Wouldn't it have been great to just lean over and say, "Are you doing what I think you're doing? Because that makes me want to hurl and now I'm going to go tell the manager, who happens to be my brother."

I've been frozen up in many situations, so I'm not faulting you at all. I have had a few encounters where I've been more direct with "iffy" people and yeah, I looked like a jerk, but I felt more in control of the situation.

I should note here that when I was on FB, I did that 25 random things post and one of my random things is this:
I attract creepy old men.

I'm sorry that we have that in common.

Bobbie said...

I SO wish I'd had the courage to lean over and say any number of things to the guy. And looking like a jerk is one reason I didn't. I kept thinking, "What if I'm wrong?" I ready your SIL's post and now I'm reading "The Gift of Fear."

And what IS it with us attracting creepy old men? I've attracted them since high school if not sooner. There was this one MINISTER, for crying out loud, that used to come into my parents' store (before my brother took over ownership) and ask if I'd like any "private counseling." I always politely declined (which is probably why I keep attracting them). He asked me what I liked for lunch, and then he brought me Chinese takeout one afternoon.

The next time he came in, my mother quickly ushered him out, lectured him about, in essence, stalking me, and made it clear he wasn't welcome in the store again. She only told me about that months later when I commented on not having seen him recently. I was in my early 20s and was clueless.

I'm done, as your SIL put it, with playing the victim. I'm getting way too old for this.

Val said...

I had some kid grab my crotch once when I was walking home from high school. Just reached over and gave me a squeeze as he walked by. I didn't know him. I had no idea how to respond and I never told anyone. But I sure hated walking home alone from school after that. How do we teach our children to deal with those things?

Bobbie said...

Good question, Val, and I think it must depend on the child's personality. In junior high, I put up with more than I did in high school, and then college came around and I forgot myself again.

I think if we let our kids know it's okay to get angry and to *own* their own bodies and to defend their bodies, it's a start. Leading by example helps, too. You're a strong woman, and I can't imagine Zoe not seeing that clearly.

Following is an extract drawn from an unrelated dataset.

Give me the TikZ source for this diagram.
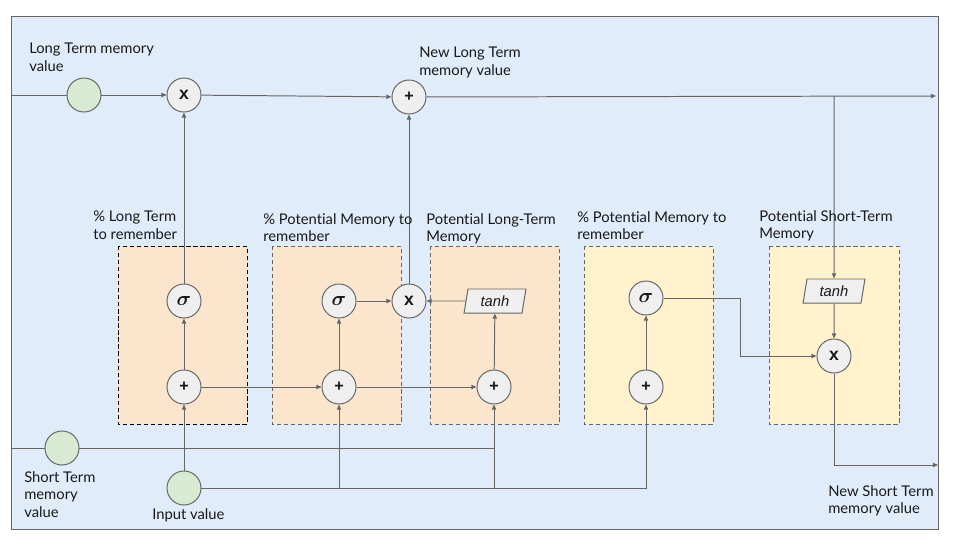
\documentclass[tikz,border=0pt]{standalone}
\usepackage{amsmath}
\usepackage{fontspec}
\setmainfont{Lato}[Ligatures=NoCommon]
\newfontfamily\arialfont{Liberation Sans}
\usetikzlibrary{arrows.meta,shapes.geometric}
\definecolor{bgblue}{HTML}{E0ECFA}
\definecolor{boxorange}{HTML}{FCE5CD}
\definecolor{boxyellow}{HTML}{FFF2CC}
\definecolor{memgreen}{HTML}{D9EAD3}
\definecolor{opgray}{HTML}{EFEFEF}
\definecolor{linegray}{HTML}{666666}
\newcommand{\opsig}{\fontsize{15}{15}\selectfont$\boldsymbol{\sigma}$}
\newcommand{\opadd}{\arialfont\bfseries\fontsize{11.5}{11.5}\selectfont +}
\newcommand{\opmul}{\arialfont\bfseries\fontsize{12.5}{12.5}\selectfont x}
\begin{document}
\begin{tikzpicture}[x=0.025cm, y=-0.025cm,
    every node/.style={font=\fontsize{10.5}{12.5}\selectfont, text=black!90},
    line/.style={draw=linegray, line width=0.7pt},
    arr/.style={line, -{Triangle[length=3.6pt, width=3pt]}},
    op/.style={circle, draw=linegray, line width=0.7pt, fill=opgray, minimum size=0.85cm, inner sep=0pt},
    mem/.style={circle, draw=linegray, line width=0.7pt, fill=memgreen, minimum size=0.85cm, inner sep=0pt},
    fn/.style={trapezium, trapezium left angle=79, trapezium right angle=101, trapezium stretches=true,
        draw=linegray, line width=0.7pt, fill=opgray, minimum width=1.55cm, minimum height=0.6cm,
        inner sep=0pt, font=\arialfont\itshape\fontsize{10.5}{12}\selectfont},
    gate/.style={draw=linegray, line width=0.7pt, dash pattern=on 3pt off 2pt},
    lbl/.style={anchor=north west, align=left, inner sep=0pt}]
    \useasboundingbox (0,0) rectangle (960,540);
    \draw[draw=linegray, line width=0.7pt, fill=bgblue] (11,16) rectangle (938,529);

    \draw[gate, draw=black, fill=boxorange] (118,246) rectangle (247,424);
    \draw[gate, fill=boxorange] (272,246) rectangle (401,424);
    \draw[gate, fill=boxorange] (430,246) rectangle (559,424);
    \draw[gate, fill=boxyellow] (584,246) rectangle (713,424);
    \draw[gate, fill=boxyellow] (769,246) rectangle (899,424);

    \node[mem] (ltmem) at (84,95) {};
    \node[mem] (stmem) at (62,448) {};
    \node[mem] (inval) at (184,488) {};
    \node[op] (mulf) at (184,95) {\opmul};
    \node[op] (addlt) at (409,97) {\opadd};
    \node[op] (sigf) at (184,301) {\opsig};
    \node[op] (addf) at (184,387) {\opadd};
    \node[op] (sigi) at (339,301) {\opsig};
    \node[op] (addi) at (339,387) {\opadd};
    \node[op] (muli) at (409,301) {\opmul};
    \node[fn] (tanhc) at (495,301) {tanh};
    \node[op] (addc) at (494,387) {\opadd};
    \node[op] (sigo) at (646,298) {\opsig};
    \node[op] (addo) at (646,387) {\opadd};
    \node[fn] (tanho) at (834,291) {tanh};
    \node[op] (mulo) at (834,356) {\opmul};

    \coordinate (ltin) at (11,95);
    \coordinate (ltout) at (936,96);
    \coordinate (stin) at (11,448);
    \coordinate (stout) at (938,465);

    \draw[line] (ltin) -- (ltmem);
    \draw[arr] (ltmem) -- (mulf);
    \draw[arr] (mulf) -- (addlt);
    \draw[arr] (addlt) -- (ltout);
    \draw[arr] (tanho |- ltout) -- (tanho);
    \draw[arr] (sigf) -- (mulf);
    \draw[arr] (addf) -- (sigf);
    \draw[arr] (inval) -- (addf);
    \draw[arr] (addf) -- (addi);
    \draw[arr] (addi) -- (sigi);
    \draw[arr] (sigi) -- (muli);
    \draw[arr] (tanhc) -- (muli);
    \draw[arr] (muli) -- (addlt);
    \draw[arr] (addi) -- (addc);
    \draw[arr] (addc) -- (tanhc);
    \draw[arr] (addo) -- (sigo);
    \draw[arr] (sigo) -- ++(94,0) |- (mulo);
    \draw[arr] (tanho) -- (mulo);
    \draw[arr] (mulo) -- (mulo |- stout) -- (stout);
    \draw[line] (stin) -- (stmem);
    \draw[line] (stmem) -- (addc |- stmem);
    \draw[arr] (inval) -- (addo |- inval) -- (addo);
    \draw[arr] (addi |- inval) -- (addi);
    \draw[arr] (addc |- inval) -- (addc);

    \node[lbl] (ltlbl) at (29,43) {Long Term memory\\value};
    \node[lbl] (newltlbl) at (419,47) {New Long Term\\memory value};
    \node[lbl] (flbl) at (93,211) {\% Long Term\\to remember};
    \node[lbl] (ilbl) at (263,213) {\% Potential Memory to\\remember};
    \node[lbl] (clbl) at (426,213) {Potential Long-Term\\Memory};
    \node[lbl] (olbl) at (577,211) {\% Potential Memory to\\remember};
    \node[lbl] (slbl) at (759,210) {Potential Short-Term\\Memory};
    \node[lbl] (stlbl) at (24,471) {Short Term\\memory\\value};
    \node[lbl] (inlbl) at (152,508) {Input value};
    \node[lbl] (newstlbl) at (828,485) {New Short Term\\memory value};
\end{tikzpicture}
\end{document}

It's scary, though, to think of all the things I *should* have told my parents and didn't. I didn't feel like I was hiding anything; I just didn't think it was something worth telling--like the gym teacher. Can you imagine how you'd react to someone treating your daughter like that guy treated you? I just hope my kids know I have their back . . . and that I won't consider any response too extreme (short of serious criminal acts, of course) when it comes to them protecting themselves from intimidation and assault.